EXERCISE REQUIREMENTS. Take every line from the first down to the line with "YAxis, CartesianGrid, ReferenceLine" and set it down exactly, without the pictures.

PROVIDED MATERIAL.
______
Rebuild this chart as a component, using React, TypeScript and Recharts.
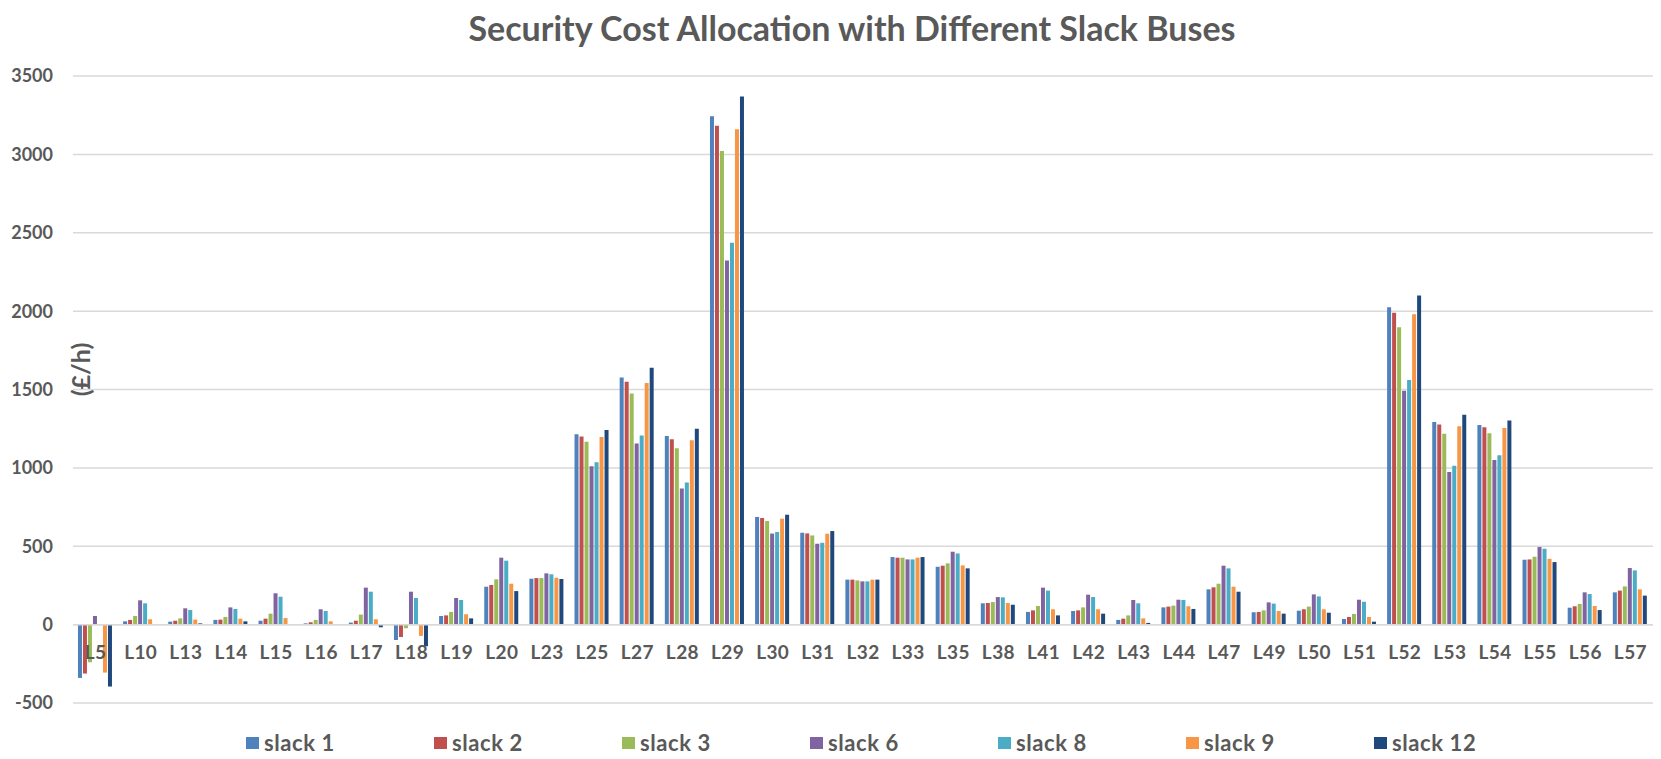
import React from 'react';
import { BarChart, Bar, XAxis, YAxis, CartesianGrid, ReferenceLine } from 'recharts';

const categories = ['L5','L10','L13','L14','L15','L16','L17','L18','L19','L20','L23','L25','L27','L28','L29','L30','L31','L32','L33','L35','L38','L41','L42','L43','L44','L47','L49','L50','L51','L52','L53','L54','L55','L56','L57'];

const slack1 = [-340,21,19,30,25,8,13,-98,55,242,293,1214,1577,1204,3243,687,586,287,431,369,136,81,87,30,110,225,79,89,36,2024,1293,1274,414,108,206];
const slack2 = [-312,30,25,32,38,15,25,-79,59,253,297,1200,1549,1183,3182,680,582,287,427,376,138,91,91,38,115,238,81,98,49,1990,1276,1259,416,117,217];
const slack3 = [-240,55,40,49,70,30,64,-23,81,289,297,1166,1475,1125,3021,661,569,282,427,391,144,119,110,59,121,261,91,115,68,1897,1217,1221,433,132,244];
const slack6 = [55,155,104,110,200,98,236,210,170,427,327,1011,1155,869,2323,581,516,276,416,465,176,236,191,157,159,376,142,193,159,1492,973,1051,495,206,361];
const slack8 = [0,136,93,100,178,87,210,170,157,408,321,1036,1206,907,2436,591,522,276,416,454,174,217,176,136,157,359,134,180,146,1560,1013,1081,484,195,346];
const slack9 = [-306,34,32,38,42,21,34,-72,66,261,299,1197,1541,1176,3161,676,580,287,427,378,138,98,98,40,117,242,87,98,49,1980,1265,1255,420,119,225];
const slack12 = [-395,2,8,21,0,0,-17,-138,40,214,291,1242,1638,1250,3370,701,597,287,431,359,127,59,70,11,100,210,70,76,19,2100,1339,1303,399,93,185];

const yTicks = [-500, 0, 500, 1000, 1500, 2000, 2500, 3000, 3500];

const seriesNames = ['slack 1','slack 2','slack 3','slack 6','slack 8','slack 9','slack 12'];
const seriesKeys = ['s1','s2','s3','s6','s8','s9','s12'];
const seriesColors = ['#4F81BD','#C0504D','#9BBB59','#8064A2','#4BACC6','#F79646','#1F497D'];
const seriesValues = [slack1, slack2, slack3, slack6, slack8, slack9, slack12];

const data = categories.map((c, i) => {
  const row: any = { name: c };
  seriesKeys.forEach((k, j) => { row[k] = seriesValues[j][i]; });
  return row;
});

const TEXT = '#595959';
const FONT = 'Lato, "Open Sans", sans-serif';

const XTick = (props: any) => {
  const { x, y, payload } = props;
  return (
    <text x={x} y={y} dy={-52} textAnchor="middle" fill={TEXT} fontFamily={FONT} fontWeight={700} fontSize={19} letterSpacing={0.4}>
      {payload.value}
    </text>
  );
};

const YLabel = (props: any) => {
  const vb = props.viewBox || { x: 0, y: 0, width: 0, height: 0 };
  const cx = vb.x + vb.width + 7;
  const cy = vb.y + vb.height / 2 - 20;
  return (
    <text x={cx} y={cy} transform={`rotate(-90, ${cx}, ${cy})`} textAnchor="middle" dominantBaseline="central"
      fill={TEXT} fontFamily={FONT} fontWeight={700} fontSize={25}>
      (£/h)
    </text>
  );
};

export default function App() {
  return (
    <div style={{ position: 'absolute', left: 0, top: 0, width: 1661, height: 759, background: '#fff', fontFamily: FONT }}>
      <div style={{ position: 'absolute', top: 7, left: 402, width: 900, textAlign: 'center', fontSize: 34, fontWeight: 700, color: TEXT, lineHeight: 'normal', whiteSpace: 'nowrap' }}>
        Security Cost Allocation with Different Slack Buses
      </div>
      <BarChart width={1661} height={759} data={data} margin={{ top: 76, right: 8, bottom: 26, left: 10 }}
        barCategoryGap="11%" barGap={1}>
        <CartesianGrid vertical={false} stroke="#d9d9d9" strokeWidth={1.5} />
        <XAxis dataKey="name" height={30} axisLine={false} tickLine={false} tick={<XTick />} interval={0} />
        <YAxis domain={[-500, 3500]} ticks={yTicks} width={63} axisLine={false} tickLine={false} tickMargin={14}
          tick={{ fill: TEXT, fontFamily: FONT, fontWeight: 700, fontSize: 18 }} interval={0}
          label={<YLabel />} />
        <ReferenceLine y={0} stroke="#d9d9d9" strokeWidth={1.5} />
        {seriesKeys.map((k, j) => (
          <Bar key={k} dataKey={k} name={seriesNames[j]} fill={seriesColors[j]} isAnimationActive={false} />
        ))}
      </BarChart>
      <div style={{ position: 'absolute', top: 729, left: 246, display: 'flex' }}>
        {seriesNames.map((n, j) => (
          <div key={n} style={{ width: 188, display: 'flex', alignItems: 'center' }}>
            <span style={{ display: 'inline-block', width: 13, height: 12, background: seriesColors[j], marginRight: 5 }} />
            <span style={{ fontSize: 22, fontWeight: 700, color: TEXT, letterSpacing: 0.6 }}>{n}</span>
          </div>
        ))}
      </div>
    </div>
  );
}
______
FINISHED EXERCISE.
Rebuild this chart as a component, using React, TypeScript and Recharts.
import React from 'react';
import { BarChart, Bar, XAxis, YAxis, CartesianGrid, ReferenceLine } from 'recharts';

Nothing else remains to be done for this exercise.